The minister, according to the reports, said Cabinet had made the decision to reject the mining industry proposal which he said was a way of evading the indigenisation programme.
“Mining companies operating in Zimbabwe will not be given the so-called empowerment credits for social initiatives and will not be discussed as most of the proposals submitted so far fall short of government’s expectations,” said Kasukuwere.
He accused the Chamber of Mines of making a co-ordinated effort to stifle the indigenisation of the mining sector as they prefer the South Africa model which stipulates 26% for indigenisation, while the 25% is covered by corporate social responsibility programmes. He said government would use the law to correct this anomaly.
Two days later, this position, which Kasukuwere said had been rejected by Cabinet, was clearly stated in the MTP as government plan on indigenisation. For the avoidance of doubt, let me quote the last paragraph of Page 141 of the MTP document:
“. . . Government will prepare guidelines on acceptable forms of CSR (corporate social responsibility) for the mining sector. These guidelines will include incentives for mining companies to invest in CSR, such as equity credit under the Indigenisation and Economic Empowerment Act and tax credits,” the MTP document says.
Government has said it would encourage greater implementation of CSR activities in the mining sector and this policy would be included in the Mines and Minerals Act.
Now which Cabinet approved this part of the MTP? And is it the same Cabinet Kasukuwere said shot down the same proposal?
This is the surest way to deter investors from coming into this market. The double-speak and contradictions of this nature undermine government’s own policies.
This is a clear demonstration of how the GNU is driven by competing and conflicting ideologies.

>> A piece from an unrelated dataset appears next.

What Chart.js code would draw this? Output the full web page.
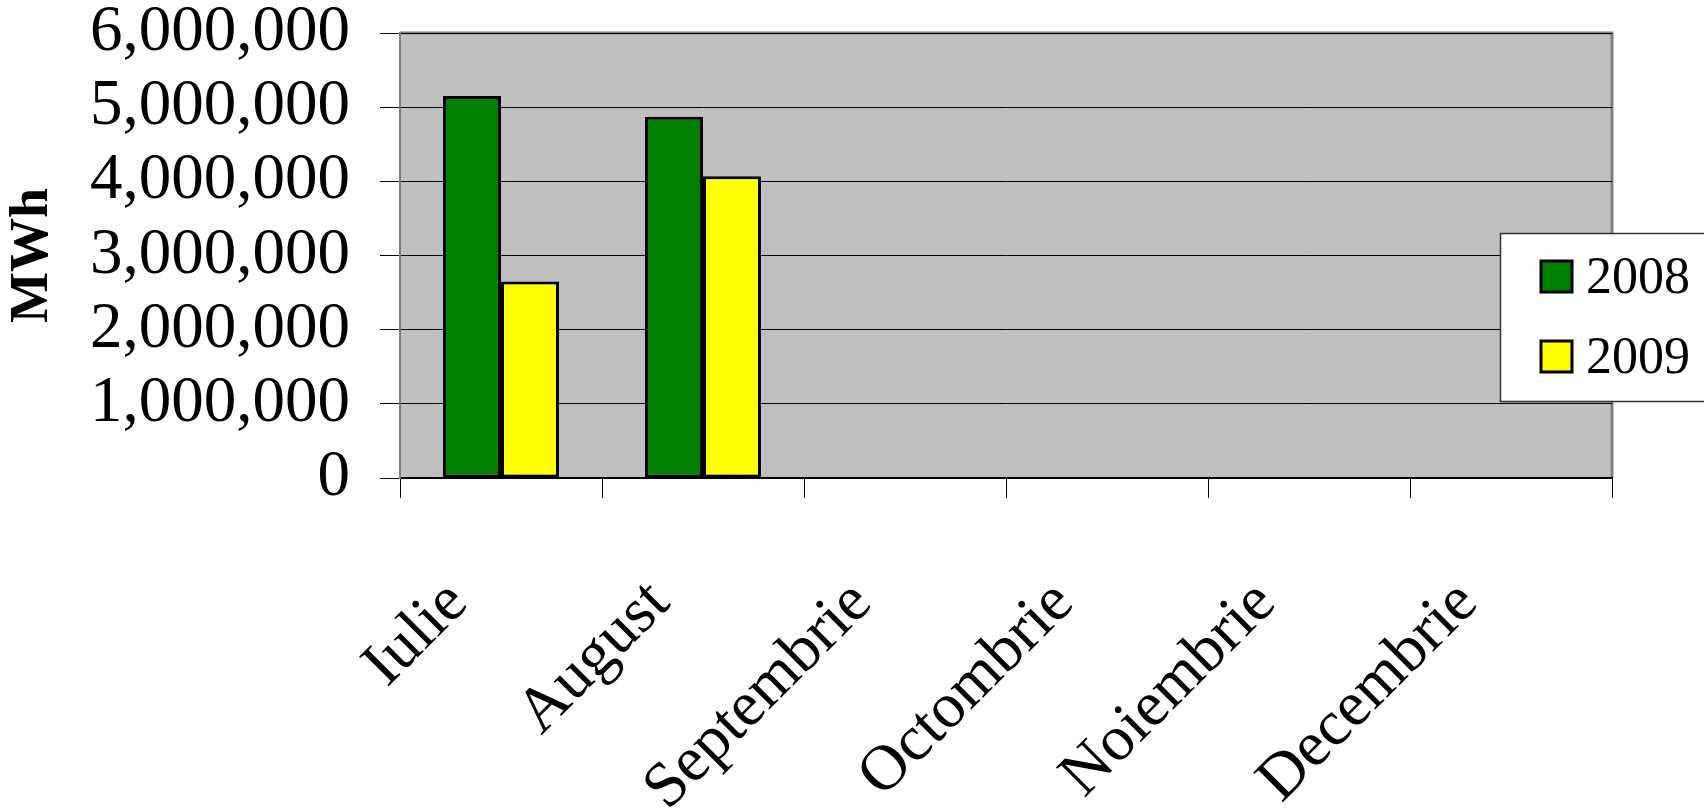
<!DOCTYPE html>
<html>
<head>
<meta charset="utf-8">
<script src="https://cdn.jsdelivr.net/npm/chart.js@4.4.1/dist/chart.umd.min.js"></script>
<style>
html,body{margin:0;padding:0;background:#fff;}
#wrap{position:relative;width:1704px;height:812px;}
</style>
</head>
<body>
<div id="wrap"><canvas id="c" width="1704" height="812"></canvas></div>
<script>
const categories = ["Iulie", "August", "Septembrie", "Octombrie", "Noiembrie", "Decembrie"];
const seriesLabels = ["2008", "2009"];
const values2008 = [5150000, 4870000, null, null, null, null];
const values2009 = [2650000, 4070000, null, null, null, null];
const yTicks = [0, 1000000, 2000000, 3000000, 4000000, 5000000, 6000000];
const seriesColors = ["#008000", "#FFFF00"];

const SERIF = "'Liberation Serif', 'Times New Roman', serif";

const bgPlugin = {
  id: 'plotBg',
  beforeDraw(chart) {
    const {ctx, chartArea: a} = chart;
    ctx.save();
    ctx.fillStyle = '#C0C0C0';
    ctx.fillRect(a.left, a.top, a.right - a.left, a.bottom - a.top);
    ctx.strokeStyle = '#808080';
    ctx.lineWidth = 3;
    ctx.beginPath();
    ctx.moveTo(a.left, a.top);
    ctx.lineTo(a.right, a.top);
    ctx.lineTo(a.right, a.bottom);
    ctx.stroke();
    ctx.restore();
  }
};

const legendPlugin = {
  id: 'customLegend',
  afterDraw(chart) {
    const {ctx} = chart;
    ctx.save();
    const bx = 1500, by = 233, bw = 230, bh = 168;
    ctx.fillStyle = '#fff';
    ctx.fillRect(bx, by, bw, bh);
    ctx.strokeStyle = '#333';
    ctx.lineWidth = 1.5;
    ctx.strokeRect(bx + 0.5, by + 0.5, bw, bh);
    chart.data.datasets.forEach((ds, i) => {
      const sy = 261 + i * 80;
      ctx.fillStyle = ds.backgroundColor;
      ctx.fillRect(1541, sy, 31, 31);
      ctx.strokeStyle = '#000';
      ctx.lineWidth = 3;
      ctx.strokeRect(1541, sy, 31, 31);
      ctx.fillStyle = '#000';
      ctx.font = '52px ' + SERIF;
      ctx.textBaseline = 'alphabetic';
      ctx.textAlign = 'left';
      ctx.fillText(ds.label, 1586, sy + 32);
    });
    ctx.restore();
  }
};

new Chart(document.getElementById('c'), {
  type: 'bar',
  data: {
    labels: categories,
    datasets: [
      {label: seriesLabels[0], data: values2008, backgroundColor: seriesColors[0], borderColor: '#000', borderWidth: 3, borderSkipped: false},
      {label: seriesLabels[1], data: values2009, backgroundColor: seriesColors[1], borderColor: '#000', borderWidth: 3, borderSkipped: false}
    ]
  },
  plugins: [bgPlugin, legendPlugin],
  options: {
    responsive: false,
    animation: false,
    devicePixelRatio: 1,
    layout: {padding: {top: 33, right: 92, left: 0, bottom: 0}},
    plugins: {legend: {display: false}, tooltip: {enabled: false}},
    datasets: {bar: {categoryPercentage: 0.574, barPercentage: 1.0}},
    scales: {
      x: {
        offset: true,
        grid: {display: true, drawOnChartArea: false, drawTicks: true, tickLength: 20, color: '#000', lineWidth: 1, offset: true},
        border: {display: true, color: '#000', width: 2},
        ticks: {
          color: '#000',
          font: {family: SERIF, size: 64},
          minRotation: 45, maxRotation: 45,
          padding: 68,
          labelOffset: -43,
          autoSkip: false
        },
        afterFit(scale) { scale.height = 334; scale.paddingLeft = 0; scale.paddingRight = 0; }
      },
      y: {
        min: 0, max: 6000000,
        afterBuildTicks(scale) { scale.ticks = yTicks.map(v => ({value: v})); },
        grid: {color: '#000', lineWidth: 1, drawTicks: true, tickLength: 20},
        border: {display: true, color: '#808080', width: 2},
        ticks: {
          color: '#000',
          font: {family: SERIF, size: 65},
          padding: 30,
          autoSkip: false,
          callback: v => v.toLocaleString('en-US')
        },
        title: {display: true, text: 'MWh', color: '#000', font: {family: SERIF, size: 54, weight: 'bold'}, padding: {top: 1, bottom: 0}},
        afterFit(scale) { scale.width = 400; scale.paddingTop = 0; scale.paddingBottom = 0; }
      }
    }
  }
});
</script>
</body>
</html>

What is most unfortunate about the situation in this country is that what’s in government policy documents is not necessarily the law.
Policy is pronounced at rallies and at the spur of the moment. More often than not it’s those working at cross purposes to documented policies who win the day.
We saw the trend in the execution of the land reform programme when certain characters worked feverishly to ensure that the land audit stalled and the one-man/one-farm policy dropped.
Picture this scenario: mining investors visiting Economic Planning and Investment Promotion minister Tapiwa Mashakada will be assured that government is pursuing a broad-based empowerment policy in which the empowerment credits are part of the menu.
When the same investors visit Kasukuwere’s office they will be told that empowerment credits will not be tolerated.